* [What you need to do] Write out the entries below once more, exactly, with the pictures left out.

[START]

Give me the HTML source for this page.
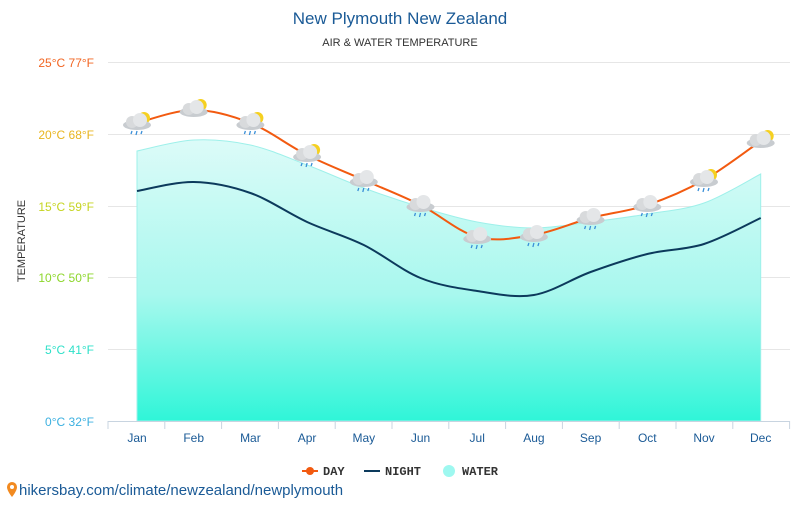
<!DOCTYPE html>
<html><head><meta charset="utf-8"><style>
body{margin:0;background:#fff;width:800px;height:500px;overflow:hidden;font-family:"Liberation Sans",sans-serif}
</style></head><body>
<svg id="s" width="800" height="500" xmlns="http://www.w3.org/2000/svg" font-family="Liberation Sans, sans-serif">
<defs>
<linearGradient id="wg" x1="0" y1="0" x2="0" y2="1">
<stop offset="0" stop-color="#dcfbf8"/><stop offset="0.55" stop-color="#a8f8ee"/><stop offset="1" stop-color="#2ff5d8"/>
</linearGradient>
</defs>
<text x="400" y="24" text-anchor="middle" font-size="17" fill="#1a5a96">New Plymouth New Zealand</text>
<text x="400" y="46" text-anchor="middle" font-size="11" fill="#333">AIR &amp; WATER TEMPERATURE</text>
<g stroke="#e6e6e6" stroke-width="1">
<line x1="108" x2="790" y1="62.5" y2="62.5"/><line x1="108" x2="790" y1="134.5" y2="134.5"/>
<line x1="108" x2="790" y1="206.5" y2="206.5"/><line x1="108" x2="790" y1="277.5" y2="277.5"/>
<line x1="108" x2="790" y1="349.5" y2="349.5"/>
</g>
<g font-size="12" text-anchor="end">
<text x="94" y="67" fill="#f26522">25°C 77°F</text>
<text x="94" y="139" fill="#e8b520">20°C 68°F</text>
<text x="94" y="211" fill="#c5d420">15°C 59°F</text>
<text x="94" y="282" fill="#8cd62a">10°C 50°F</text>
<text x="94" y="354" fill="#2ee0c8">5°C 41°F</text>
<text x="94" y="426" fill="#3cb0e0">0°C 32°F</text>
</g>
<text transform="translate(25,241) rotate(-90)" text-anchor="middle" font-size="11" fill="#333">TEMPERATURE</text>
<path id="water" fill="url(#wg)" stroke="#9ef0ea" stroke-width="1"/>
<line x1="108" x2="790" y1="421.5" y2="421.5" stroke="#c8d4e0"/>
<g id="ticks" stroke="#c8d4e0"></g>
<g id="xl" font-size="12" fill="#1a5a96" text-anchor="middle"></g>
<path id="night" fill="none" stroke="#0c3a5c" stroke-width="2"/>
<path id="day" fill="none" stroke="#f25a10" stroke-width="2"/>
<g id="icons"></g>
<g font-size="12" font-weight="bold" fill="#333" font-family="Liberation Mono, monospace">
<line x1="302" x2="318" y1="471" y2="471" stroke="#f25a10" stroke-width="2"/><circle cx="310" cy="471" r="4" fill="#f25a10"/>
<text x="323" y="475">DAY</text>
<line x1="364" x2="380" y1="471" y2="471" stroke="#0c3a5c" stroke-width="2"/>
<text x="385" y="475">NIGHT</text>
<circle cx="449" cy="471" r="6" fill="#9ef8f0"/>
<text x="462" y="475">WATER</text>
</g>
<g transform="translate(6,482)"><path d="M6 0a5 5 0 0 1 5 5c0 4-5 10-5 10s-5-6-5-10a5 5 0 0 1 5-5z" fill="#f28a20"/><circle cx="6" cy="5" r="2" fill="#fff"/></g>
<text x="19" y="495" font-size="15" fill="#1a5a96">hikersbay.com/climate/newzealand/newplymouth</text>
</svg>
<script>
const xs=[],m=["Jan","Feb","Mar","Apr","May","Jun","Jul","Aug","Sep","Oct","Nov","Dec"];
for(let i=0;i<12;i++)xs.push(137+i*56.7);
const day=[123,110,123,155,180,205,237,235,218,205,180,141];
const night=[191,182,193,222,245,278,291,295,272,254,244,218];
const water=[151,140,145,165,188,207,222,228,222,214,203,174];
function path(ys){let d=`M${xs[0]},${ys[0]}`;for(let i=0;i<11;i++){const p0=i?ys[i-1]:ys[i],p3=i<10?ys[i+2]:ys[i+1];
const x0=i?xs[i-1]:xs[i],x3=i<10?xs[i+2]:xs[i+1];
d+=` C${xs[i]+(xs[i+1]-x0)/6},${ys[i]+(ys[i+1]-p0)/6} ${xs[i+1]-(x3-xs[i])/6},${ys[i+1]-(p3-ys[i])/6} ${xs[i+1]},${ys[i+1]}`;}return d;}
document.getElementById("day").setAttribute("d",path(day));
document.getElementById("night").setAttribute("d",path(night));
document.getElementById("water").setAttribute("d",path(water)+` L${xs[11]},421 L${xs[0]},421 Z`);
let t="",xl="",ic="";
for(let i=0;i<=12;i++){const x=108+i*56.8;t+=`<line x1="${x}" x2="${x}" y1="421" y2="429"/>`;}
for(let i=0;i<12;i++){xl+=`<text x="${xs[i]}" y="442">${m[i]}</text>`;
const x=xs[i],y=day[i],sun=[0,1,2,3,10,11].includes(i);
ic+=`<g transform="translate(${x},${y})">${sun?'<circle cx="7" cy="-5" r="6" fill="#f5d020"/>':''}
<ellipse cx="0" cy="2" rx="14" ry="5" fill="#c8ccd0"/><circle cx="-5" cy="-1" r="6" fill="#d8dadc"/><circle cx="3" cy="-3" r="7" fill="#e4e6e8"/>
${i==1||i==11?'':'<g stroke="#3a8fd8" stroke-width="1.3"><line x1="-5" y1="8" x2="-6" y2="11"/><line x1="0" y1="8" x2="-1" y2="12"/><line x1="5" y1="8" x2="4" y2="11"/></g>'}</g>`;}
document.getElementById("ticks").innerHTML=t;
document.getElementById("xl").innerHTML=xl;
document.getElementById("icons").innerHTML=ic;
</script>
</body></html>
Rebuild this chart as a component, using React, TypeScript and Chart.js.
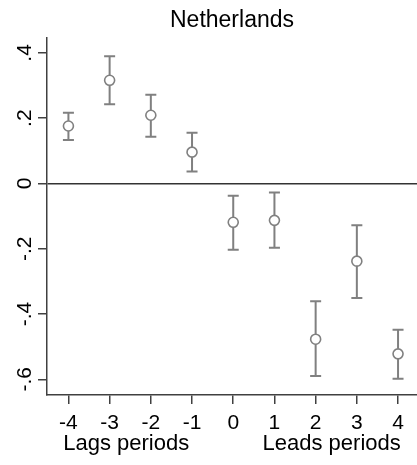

[END]

* [Result of this task]
Give me the HTML source for this page.
<!DOCTYPE html>
<html><head><meta charset="utf-8"><style>
body{margin:0;background:#fff;width:800px;height:500px;overflow:hidden;font-family:"Liberation Sans",sans-serif}
</style></head><body>
<svg id="s" width="800" height="500" xmlns="http://www.w3.org/2000/svg" font-family="Liberation Sans, sans-serif">
<defs>
<linearGradient id="wg" x1="0" y1="0" x2="0" y2="1">
<stop offset="0" stop-color="#dcfbf8"/><stop offset="0.55" stop-color="#a8f8ee"/><stop offset="1" stop-color="#2ff5d8"/>
</linearGradient>
</defs>
<text x="400" y="24" text-anchor="middle" font-size="17" fill="#1a5a96">New Plymouth New Zealand</text>
<text x="400" y="46" text-anchor="middle" font-size="11" fill="#333">AIR &amp; WATER TEMPERATURE</text>
<g stroke="#e6e6e6" stroke-width="1">
<line x1="108" x2="790" y1="62.5" y2="62.5"/><line x1="108" x2="790" y1="134.5" y2="134.5"/>
<line x1="108" x2="790" y1="206.5" y2="206.5"/><line x1="108" x2="790" y1="277.5" y2="277.5"/>
<line x1="108" x2="790" y1="349.5" y2="349.5"/>
</g>
<g font-size="12" text-anchor="end">
<text x="94" y="67" fill="#f26522">25°C 77°F</text>
<text x="94" y="139" fill="#e8b520">20°C 68°F</text>
<text x="94" y="211" fill="#c5d420">15°C 59°F</text>
<text x="94" y="282" fill="#8cd62a">10°C 50°F</text>
<text x="94" y="354" fill="#2ee0c8">5°C 41°F</text>
<text x="94" y="426" fill="#3cb0e0">0°C 32°F</text>
</g>
<text transform="translate(25,241) rotate(-90)" text-anchor="middle" font-size="11" fill="#333">TEMPERATURE</text>
<path id="water" fill="url(#wg)" stroke="#9ef0ea" stroke-width="1"/>
<line x1="108" x2="790" y1="421.5" y2="421.5" stroke="#c8d4e0"/>
<g id="ticks" stroke="#c8d4e0"></g>
<g id="xl" font-size="12" fill="#1a5a96" text-anchor="middle"></g>
<path id="night" fill="none" stroke="#0c3a5c" stroke-width="2"/>
<path id="day" fill="none" stroke="#f25a10" stroke-width="2"/>
<g id="icons"></g>
<g font-size="12" font-weight="bold" fill="#333" font-family="Liberation Mono, monospace">
<line x1="302" x2="318" y1="471" y2="471" stroke="#f25a10" stroke-width="2"/><circle cx="310" cy="471" r="4" fill="#f25a10"/>
<text x="323" y="475">DAY</text>
<line x1="364" x2="380" y1="471" y2="471" stroke="#0c3a5c" stroke-width="2"/>
<text x="385" y="475">NIGHT</text>
<circle cx="449" cy="471" r="6" fill="#9ef8f0"/>
<text x="462" y="475">WATER</text>
</g>
<g transform="translate(6,482)"><path d="M6 0a5 5 0 0 1 5 5c0 4-5 10-5 10s-5-6-5-10a5 5 0 0 1 5-5z" fill="#f28a20"/><circle cx="6" cy="5" r="2" fill="#fff"/></g>
<text x="19" y="495" font-size="15" fill="#1a5a96">hikersbay.com/climate/newzealand/newplymouth</text>
</svg>
<script>
const xs=[],m=["Jan","Feb","Mar","Apr","May","Jun","Jul","Aug","Sep","Oct","Nov","Dec"];
for(let i=0;i<12;i++)xs.push(137+i*56.7);
const day=[123,110,123,155,180,205,237,235,218,205,180,141];
const night=[191,182,193,222,245,278,291,295,272,254,244,218];
const water=[151,140,145,165,188,207,222,228,222,214,203,174];
function path(ys){let d=`M${xs[0]},${ys[0]}`;for(let i=0;i<11;i++){const p0=i?ys[i-1]:ys[i],p3=i<10?ys[i+2]:ys[i+1];
const x0=i?xs[i-1]:xs[i],x3=i<10?xs[i+2]:xs[i+1];
d+=` C${xs[i]+(xs[i+1]-x0)/6},${ys[i]+(ys[i+1]-p0)/6} ${xs[i+1]-(x3-xs[i])/6},${ys[i+1]-(p3-ys[i])/6} ${xs[i+1]},${ys[i+1]}`;}return d;}
document.getElementById("day").setAttribute("d",path(day));
document.getElementById("night").setAttribute("d",path(night));
document.getElementById("water").setAttribute("d",path(water)+` L${xs[11]},421 L${xs[0]},421 Z`);
let t="",xl="",ic="";
for(let i=0;i<=12;i++){const x=108+i*56.8;t+=`<line x1="${x}" x2="${x}" y1="421" y2="429"/>`;}
for(let i=0;i<12;i++){xl+=`<text x="${xs[i]}" y="442">${m[i]}</text>`;
const x=xs[i],y=day[i],sun=[0,1,2,3,10,11].includes(i);
ic+=`<g transform="translate(${x},${y})">${sun?'<circle cx="7" cy="-5" r="6" fill="#f5d020"/>':''}
<ellipse cx="0" cy="2" rx="14" ry="5" fill="#c8ccd0"/><circle cx="-5" cy="-1" r="6" fill="#d8dadc"/><circle cx="3" cy="-3" r="7" fill="#e4e6e8"/>
${i==1||i==11?'':'<g stroke="#3a8fd8" stroke-width="1.3"><line x1="-5" y1="8" x2="-6" y2="11"/><line x1="0" y1="8" x2="-1" y2="12"/><line x1="5" y1="8" x2="4" y2="11"/></g>'}</g>`;}
document.getElementById("ticks").innerHTML=t;
document.getElementById("xl").innerHTML=xl;
document.getElementById("icons").innerHTML=ic;
</script>
</body></html>
Rebuild this chart as a component, using React, TypeScript and Chart.js.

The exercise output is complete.